Августин объявляет действие театра столь сильным, что страсть охватывает людей, делая их безумными. Чума поражает тело, считает теолог, театр поражает душу, его воздействие более опасное и неотвратимое. Августин
относит театр к предметам, вредным для человеческой души, возбуждающим ненужные и беспричинные страсти [23] Бычков В. В. Aesthetica Patrum. Эстетика Отцов Церкви. Т. I. М., 1995. С. 456.
,
– считает современный исследователь христианской эстетики. Арто, конечно, не принимает разрушительной оценки театрального воздействия, но для него важно, что даже Августин признает эту неведомую силу:
Августин Блаженный в своей книге ни на миг не подвергает сомнению реальность такого колдовства. При определенных условиях можно вызвать в сознании человека зрелищные образы, способные его околдовать, – и здесь дело не только в искусстве (IV, 33).

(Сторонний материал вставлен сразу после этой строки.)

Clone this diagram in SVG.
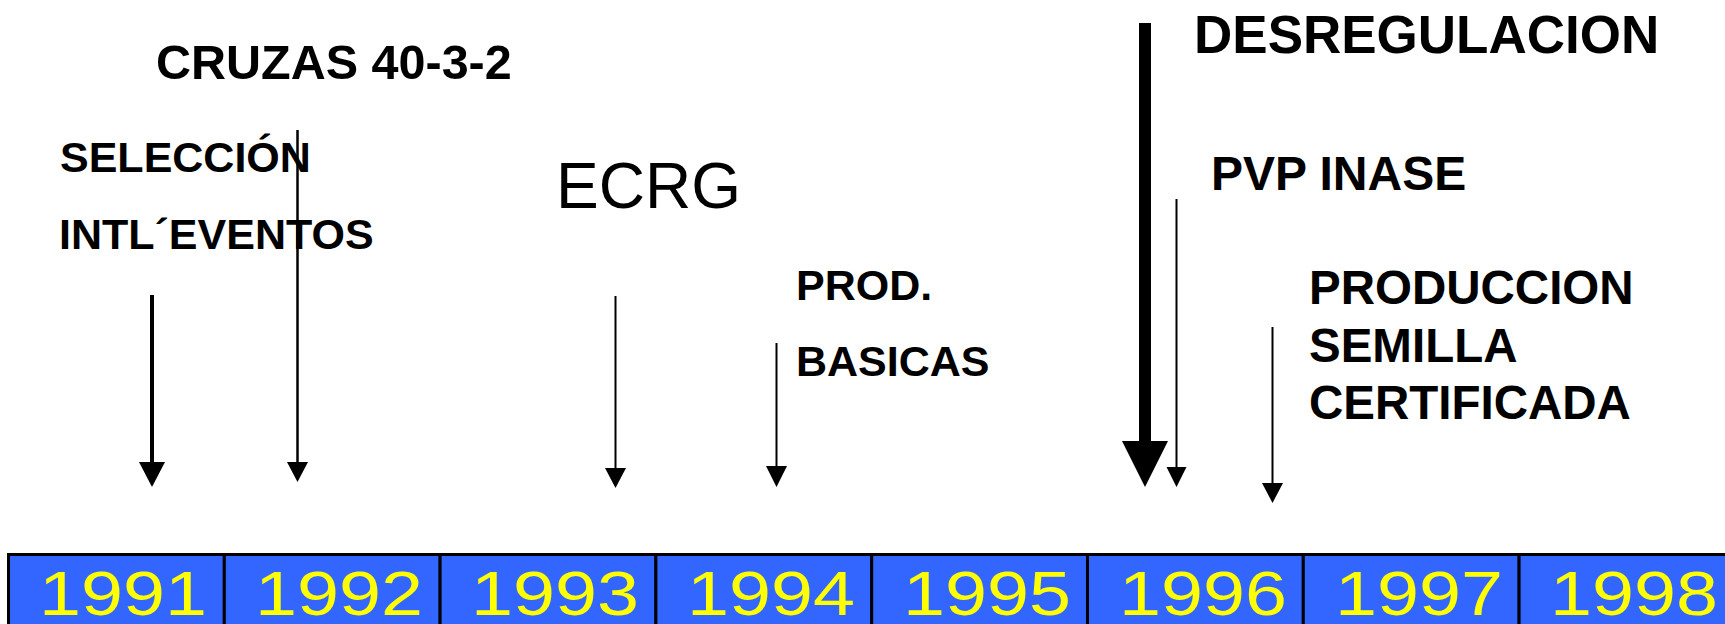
<svg xmlns="http://www.w3.org/2000/svg" width="1725" height="624" viewBox="0 0 1725 624">
<style>
.lbl{font-family:"Liberation Sans",Arial,sans-serif;font-weight:bold;fill:#000}
.reg{font-family:"Liberation Sans",Arial,sans-serif;font-weight:normal;fill:#000}
.yr{font-family:"Liberation Sans",Arial,sans-serif;font-size:63px;fill:#FFFF00}
.cell{fill:#3366FF;stroke:#000;stroke-width:3}
.ln{stroke:#000;fill:none}
.hd{fill:#000;stroke:none}
</style>
<rect width="1725" height="624" fill="#fff"/>
<g id="timeline">
<rect class="cell" x="8.5" y="554.5" width="215.8" height="80"/>
<rect class="cell" x="224.3" y="554.5" width="215.8" height="80"/>
<rect class="cell" x="440.1" y="554.5" width="215.8" height="80"/>
<rect class="cell" x="655.9" y="554.5" width="215.8" height="80"/>
<rect class="cell" x="871.7" y="554.5" width="215.8" height="80"/>
<rect class="cell" x="1087.5" y="554.5" width="215.8" height="80"/>
<rect class="cell" x="1303.3" y="554.5" width="215.8" height="80"/>
<rect class="cell" x="1519.1" y="554.5" width="215.8" height="80"/>
<text class="yr" x="39" y="615" textLength="168" lengthAdjust="spacingAndGlyphs">1991</text>
<text class="yr" x="255" y="615" textLength="168" lengthAdjust="spacingAndGlyphs">1992</text>
<text class="yr" x="471" y="615" textLength="168" lengthAdjust="spacingAndGlyphs">1993</text>
<text class="yr" x="687" y="615" textLength="168" lengthAdjust="spacingAndGlyphs">1994</text>
<text class="yr" x="903" y="615" textLength="168" lengthAdjust="spacingAndGlyphs">1995</text>
<text class="yr" x="1119" y="615" textLength="168" lengthAdjust="spacingAndGlyphs">1996</text>
<text class="yr" x="1335" y="615" textLength="168" lengthAdjust="spacingAndGlyphs">1997</text>
<text class="yr" x="1550" y="615" textLength="168" lengthAdjust="spacingAndGlyphs">1998</text>
</g>
<g id="n-cruzas"><text class="lbl" x="156" y="79" font-size="48.5">CRUZAS 40-3-2</text></g>
<g id="n-seleccion">
<text class="lbl" x="60" y="172" font-size="43">SELECCIÓN</text>
<text class="lbl" x="59" y="249" font-size="43">INTL´EVENTOS</text>
</g>
<g id="n-ecrg"><text class="reg" x="556" y="208" font-size="64">ECRG</text></g>
<g id="n-prod">
<text class="lbl" x="796" y="300" font-size="43">PROD.</text>
<text class="lbl" x="796" y="376" font-size="43">BASICAS</text>
</g>
<g id="n-desreg"><text class="lbl" x="1194" y="53" font-size="53">DESREGULACION</text></g>
<g id="n-pvp"><text class="lbl" x="1211" y="190" font-size="48">PVP INASE</text></g>
<g id="n-semilla">
<text class="lbl" x="1309" y="304" font-size="47.5">PRODUCCION</text>
<text class="lbl" x="1309" y="362" font-size="47.5">SEMILLA</text>
<text class="lbl" x="1309" y="419" font-size="47.5">CERTIFICADA</text>
</g>
<g id="connectors">
<line class="ln" x1="152" y1="295" x2="152" y2="464" stroke-width="4"/>
<polygon class="hd" points="139,462 165,462 152,487"/>
<line class="ln" x1="297.5" y1="130" x2="297.5" y2="464" stroke-width="2.5"/>
<polygon class="hd" points="287,462 308,462 297.5,482"/>
<line class="ln" x1="615.5" y1="296" x2="615.5" y2="470" stroke-width="2"/>
<polygon class="hd" points="605,468 626,468 615.5,488"/>
<line class="ln" x1="776.5" y1="343" x2="776.5" y2="468" stroke-width="2"/>
<polygon class="hd" points="766,466 787,466 776.5,487"/>
<line class="ln" x1="1145" y1="23" x2="1145" y2="443" stroke-width="12"/>
<polygon class="hd" points="1122,441 1168,441 1145,487"/>
<line class="ln" x1="1176.5" y1="199" x2="1176.5" y2="469" stroke-width="2"/>
<polygon class="hd" points="1166.5,467 1186.5,467 1176.5,487"/>
<line class="ln" x1="1272.5" y1="327" x2="1272.5" y2="485" stroke-width="2"/>
<polygon class="hd" points="1262,483 1283,483 1272.5,503"/>
</g>
</svg>
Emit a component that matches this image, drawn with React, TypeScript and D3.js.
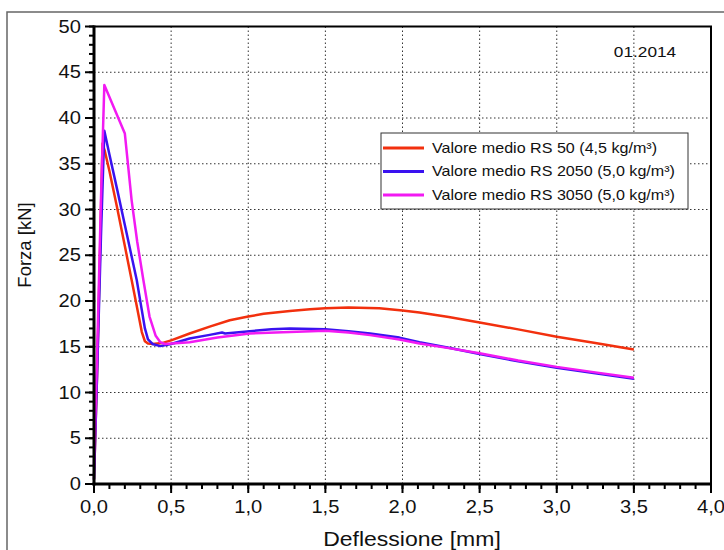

Арто через Августина Блаженного максимально расширяет границы идеи театра, но вместе с тем подводит читателя к стержневой проблеме театра (театра в широком понимании), к проблеме, которой будет посвящена вторая часть сборника. Если пораженный болезнью человек – материализация хаоса, то мир, наполненный конфликтами и катастрофами, представляется Арто также пораженным болезнью. Но оказывается, это лишь формальное воплощение хаоса, а не результат творческой стихии. Описываемая ранее чума – нечто иное, это чума, в которой заключена идея театра. Болезнь, «проходя через театр», разряжается, хаос уступает место гармонии. Болезнь мира излечивается через чуму театра.
Внешние события, политические конфликты, природные катаклизмы, программность революции и хаос войны, проходя через театр, разряжаются в чувствах тех людей, которые смотрят на них, будто захваченные эпидемией (IV, 32).
Для искоренения болезни необходима не микстура, необходим очистительный огонь, пожарище чумного города. Теперь Арто утверждает, что сходство чумы и театра не ограничивается тотальным воздействием на массы внебытовой логикой стихии.
В театре, как и в чуме, есть нечто победное и мстительное одновременно. Стихийный пожар, который чума разжигает на своем пути, очевидно, не что иное, как безграничное очищение.
Полный социальных крах, органический хаос, избыток порока, какое-то всеобщее заклинание демонов, которое теснит душу и доводит ее до крайности, – все это говорит о наличии предельной силы, в которой живо сходится вся мощь природы в тот момент, когда она собирается совершить что-то значительное (IV, 33).
Такая характеристика еще пока не названной, лишь в общих чертах обрисованной «предельной силы» указывает на основное понятие артодианского театра – Жестокость. Болезнь мира излечивается Жестокостью, ее очистительным огнем. И хотя слово «жестокость» еще не прозвучало в книге, Арто готовит читателя именно к нему. Чтобы противостоять обыденному миру с его жестокой логикой и изолированностью человека, необходимо не противопоставление ему, а преодоление через решительный волевой поступок, требующий «предельной силы».
Жестокость – многогранное понятие Арто, требующее отдельного рассмотрения, но уже очевидно, что оно – адекватная реакция на жестокость мира. Эта вселенская жестокость, лежащая в основе мироустройства и показана в статье «Театр и чума». Такое видение не является уникальным, наоборот, оно чрезвычайно распространено в первой трети XX века. Подобная характеристика встречается в поэзии уже упомянутого нами Николая Гумилева, которая интересна еще и тем, что воспринимается поэтом тоже в театральном аспекте. Я имею в виду прежде всего известное стихотворение Н. Гумилева «Театр».
Мир предстает здесь грандиозным театральным представлением, на котором все – «смешные актеры». Трубят ангельские трубы и каждый играет свою роль в рамках того спектакля, который заказали зрители – Господь Бог и Дева Мария. Божественные зрители сверяются с либретто – не вышел ли кто за границы предназначенного ему амплуа («Гамлет? Он должен быть бледным. ⁄ Каин? Тот должен быть грубым…») А далее:
Жаль, если Каин рыдает,
Гамлет изведает счастье!
Так не должно быть по плану!
Чтобы блюсти упущенья,
Боли, глухому титану,
Вверил он ход представленья.
Боль вознеслася горою,
Хитрой раскинулась сетью,
Всех, утомленных игрою,
Хлещет кровавою плетью.
Н. Гумилев, в отличие от Арто, однозначно определяет первопричину такого мироустройства – божественный порядок, построенный на жестокости и принуждении. И эта жестокость мира не знает пределов, продолжает усиливаться («Множатся пытки и казни…»). Развитие мира держится только на наличии боли и кровавой плети, управляющей желаниями, судьбами и историческими процессами. Физическое ощущение истории роднит Н. Гумилева и Арто.